**Instructions for the task**
In the following material, identify every line holding the string "with" and return it.

⟨

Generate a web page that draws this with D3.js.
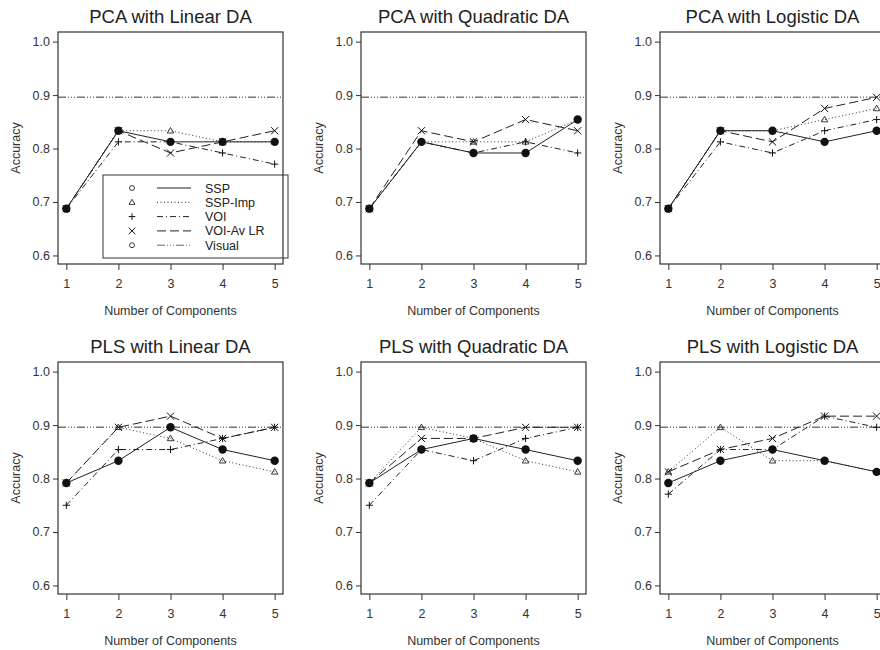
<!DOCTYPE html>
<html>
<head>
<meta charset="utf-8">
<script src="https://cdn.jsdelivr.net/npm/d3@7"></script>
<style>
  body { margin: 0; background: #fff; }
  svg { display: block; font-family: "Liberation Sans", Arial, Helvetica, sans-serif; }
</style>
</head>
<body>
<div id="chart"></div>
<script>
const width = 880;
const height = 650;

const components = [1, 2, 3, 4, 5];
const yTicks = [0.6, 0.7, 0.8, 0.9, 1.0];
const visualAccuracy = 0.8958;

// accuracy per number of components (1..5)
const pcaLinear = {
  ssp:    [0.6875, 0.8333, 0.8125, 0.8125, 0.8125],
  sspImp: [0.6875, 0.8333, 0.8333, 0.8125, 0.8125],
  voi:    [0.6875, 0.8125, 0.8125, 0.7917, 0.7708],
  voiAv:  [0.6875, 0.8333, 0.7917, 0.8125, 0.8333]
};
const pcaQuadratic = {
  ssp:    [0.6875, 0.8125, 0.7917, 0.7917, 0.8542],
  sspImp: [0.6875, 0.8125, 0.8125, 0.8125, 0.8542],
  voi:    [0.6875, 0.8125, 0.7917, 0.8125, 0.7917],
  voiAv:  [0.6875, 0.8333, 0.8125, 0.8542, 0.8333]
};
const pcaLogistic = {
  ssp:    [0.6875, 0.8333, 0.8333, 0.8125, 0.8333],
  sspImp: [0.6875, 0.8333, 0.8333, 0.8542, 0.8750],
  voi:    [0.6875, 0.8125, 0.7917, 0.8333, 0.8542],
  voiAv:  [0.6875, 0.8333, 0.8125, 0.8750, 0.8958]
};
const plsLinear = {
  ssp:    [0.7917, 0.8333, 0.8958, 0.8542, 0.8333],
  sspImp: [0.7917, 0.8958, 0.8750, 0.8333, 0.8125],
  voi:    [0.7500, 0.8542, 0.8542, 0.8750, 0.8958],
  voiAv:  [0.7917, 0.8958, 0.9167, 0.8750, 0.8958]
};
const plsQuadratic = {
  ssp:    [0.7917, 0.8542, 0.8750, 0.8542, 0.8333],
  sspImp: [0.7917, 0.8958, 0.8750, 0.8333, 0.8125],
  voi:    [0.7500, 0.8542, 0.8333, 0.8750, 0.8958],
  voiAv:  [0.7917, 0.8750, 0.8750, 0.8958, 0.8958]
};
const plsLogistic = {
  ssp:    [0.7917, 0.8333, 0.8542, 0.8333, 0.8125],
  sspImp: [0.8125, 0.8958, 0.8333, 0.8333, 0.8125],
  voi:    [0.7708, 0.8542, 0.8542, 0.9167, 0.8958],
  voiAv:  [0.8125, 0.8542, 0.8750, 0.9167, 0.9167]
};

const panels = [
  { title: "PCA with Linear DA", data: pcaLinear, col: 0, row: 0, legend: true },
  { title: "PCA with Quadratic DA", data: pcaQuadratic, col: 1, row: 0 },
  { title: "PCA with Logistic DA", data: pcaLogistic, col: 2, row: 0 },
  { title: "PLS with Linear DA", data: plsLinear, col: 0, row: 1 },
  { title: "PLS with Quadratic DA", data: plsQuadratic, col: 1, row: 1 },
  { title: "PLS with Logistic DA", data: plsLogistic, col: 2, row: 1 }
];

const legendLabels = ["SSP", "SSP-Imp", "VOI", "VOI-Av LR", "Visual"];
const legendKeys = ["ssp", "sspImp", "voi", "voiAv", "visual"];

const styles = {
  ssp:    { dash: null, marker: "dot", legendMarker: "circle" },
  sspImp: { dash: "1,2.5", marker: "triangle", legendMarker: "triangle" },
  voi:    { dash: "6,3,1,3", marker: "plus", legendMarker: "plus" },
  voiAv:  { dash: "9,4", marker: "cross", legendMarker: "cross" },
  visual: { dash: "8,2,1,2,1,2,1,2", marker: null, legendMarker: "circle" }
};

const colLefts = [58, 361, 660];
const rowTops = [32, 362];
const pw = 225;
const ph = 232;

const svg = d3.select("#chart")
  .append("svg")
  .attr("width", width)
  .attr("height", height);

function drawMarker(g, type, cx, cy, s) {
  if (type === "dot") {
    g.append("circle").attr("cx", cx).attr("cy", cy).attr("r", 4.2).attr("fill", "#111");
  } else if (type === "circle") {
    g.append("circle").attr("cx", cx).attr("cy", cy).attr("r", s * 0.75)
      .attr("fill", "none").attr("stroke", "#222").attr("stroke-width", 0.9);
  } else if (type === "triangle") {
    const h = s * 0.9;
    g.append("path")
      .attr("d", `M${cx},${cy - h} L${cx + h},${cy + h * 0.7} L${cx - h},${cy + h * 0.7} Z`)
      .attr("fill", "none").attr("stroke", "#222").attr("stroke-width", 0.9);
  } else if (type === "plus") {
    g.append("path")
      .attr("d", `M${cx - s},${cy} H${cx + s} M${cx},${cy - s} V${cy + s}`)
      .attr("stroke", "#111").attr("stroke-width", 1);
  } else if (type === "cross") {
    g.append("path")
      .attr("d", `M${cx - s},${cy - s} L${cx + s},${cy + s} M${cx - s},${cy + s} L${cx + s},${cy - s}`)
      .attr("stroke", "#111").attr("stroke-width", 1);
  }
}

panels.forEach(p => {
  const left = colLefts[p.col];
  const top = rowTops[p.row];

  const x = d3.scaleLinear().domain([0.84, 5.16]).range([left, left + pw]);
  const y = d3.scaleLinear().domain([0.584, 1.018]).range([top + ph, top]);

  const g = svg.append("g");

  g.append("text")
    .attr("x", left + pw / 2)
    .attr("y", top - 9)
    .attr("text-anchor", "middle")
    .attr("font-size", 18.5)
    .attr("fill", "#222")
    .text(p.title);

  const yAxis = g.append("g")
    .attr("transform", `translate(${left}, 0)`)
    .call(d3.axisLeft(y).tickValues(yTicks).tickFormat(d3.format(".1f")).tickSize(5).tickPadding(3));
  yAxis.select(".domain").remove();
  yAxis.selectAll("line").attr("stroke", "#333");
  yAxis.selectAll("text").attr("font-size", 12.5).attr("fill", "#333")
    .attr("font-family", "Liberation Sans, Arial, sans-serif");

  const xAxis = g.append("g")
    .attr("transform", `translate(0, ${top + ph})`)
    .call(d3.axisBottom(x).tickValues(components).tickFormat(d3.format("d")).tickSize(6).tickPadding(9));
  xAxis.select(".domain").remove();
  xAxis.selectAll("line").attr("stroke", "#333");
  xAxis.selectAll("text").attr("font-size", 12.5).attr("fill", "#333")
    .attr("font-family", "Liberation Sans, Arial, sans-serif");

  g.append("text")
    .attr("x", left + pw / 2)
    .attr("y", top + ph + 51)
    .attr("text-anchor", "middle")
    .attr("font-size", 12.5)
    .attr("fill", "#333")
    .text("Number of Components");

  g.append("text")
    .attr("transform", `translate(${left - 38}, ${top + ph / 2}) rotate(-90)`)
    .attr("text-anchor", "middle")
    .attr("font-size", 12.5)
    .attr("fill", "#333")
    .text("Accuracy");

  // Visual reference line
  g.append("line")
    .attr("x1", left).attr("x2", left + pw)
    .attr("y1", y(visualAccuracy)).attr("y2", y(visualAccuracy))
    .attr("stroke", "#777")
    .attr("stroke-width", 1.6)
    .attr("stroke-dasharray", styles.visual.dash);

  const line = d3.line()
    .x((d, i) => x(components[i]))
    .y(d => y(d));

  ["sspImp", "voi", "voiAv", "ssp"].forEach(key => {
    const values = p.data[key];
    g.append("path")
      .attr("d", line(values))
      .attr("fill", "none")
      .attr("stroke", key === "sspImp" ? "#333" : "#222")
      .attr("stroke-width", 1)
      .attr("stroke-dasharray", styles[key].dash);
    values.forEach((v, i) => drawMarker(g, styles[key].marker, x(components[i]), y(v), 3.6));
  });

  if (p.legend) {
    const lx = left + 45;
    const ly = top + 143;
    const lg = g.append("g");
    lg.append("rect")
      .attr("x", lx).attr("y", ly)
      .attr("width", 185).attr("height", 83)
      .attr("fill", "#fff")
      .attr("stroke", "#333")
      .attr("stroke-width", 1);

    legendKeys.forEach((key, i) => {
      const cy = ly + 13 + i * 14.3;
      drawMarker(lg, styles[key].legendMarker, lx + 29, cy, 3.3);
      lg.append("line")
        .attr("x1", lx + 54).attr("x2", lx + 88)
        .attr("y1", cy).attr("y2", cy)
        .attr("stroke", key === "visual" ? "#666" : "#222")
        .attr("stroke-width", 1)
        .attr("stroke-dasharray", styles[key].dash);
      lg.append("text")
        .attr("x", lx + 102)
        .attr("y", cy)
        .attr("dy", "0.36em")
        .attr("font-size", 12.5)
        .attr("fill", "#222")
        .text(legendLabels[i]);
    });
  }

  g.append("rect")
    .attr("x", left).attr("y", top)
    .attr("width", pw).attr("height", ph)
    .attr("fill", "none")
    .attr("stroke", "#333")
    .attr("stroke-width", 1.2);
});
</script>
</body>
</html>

⟩

**Reply to the exercise**
Generate a web page that draws this with D3.js.
  { title: "PCA with Linear DA", data: pcaLinear, col: 0, row: 0, legend: true },
  { title: "PCA with Quadratic DA", data: pcaQuadratic, col: 1, row: 0 },
  { title: "PCA with Logistic DA", data: pcaLogistic, col: 2, row: 0 },
  { title: "PLS with Linear DA", data: plsLinear, col: 0, row: 1 },
  { title: "PLS with Quadratic DA", data: plsQuadratic, col: 1, row: 1 },
  { title: "PLS with Logistic DA", data: plsLogistic, col: 2, row: 1 }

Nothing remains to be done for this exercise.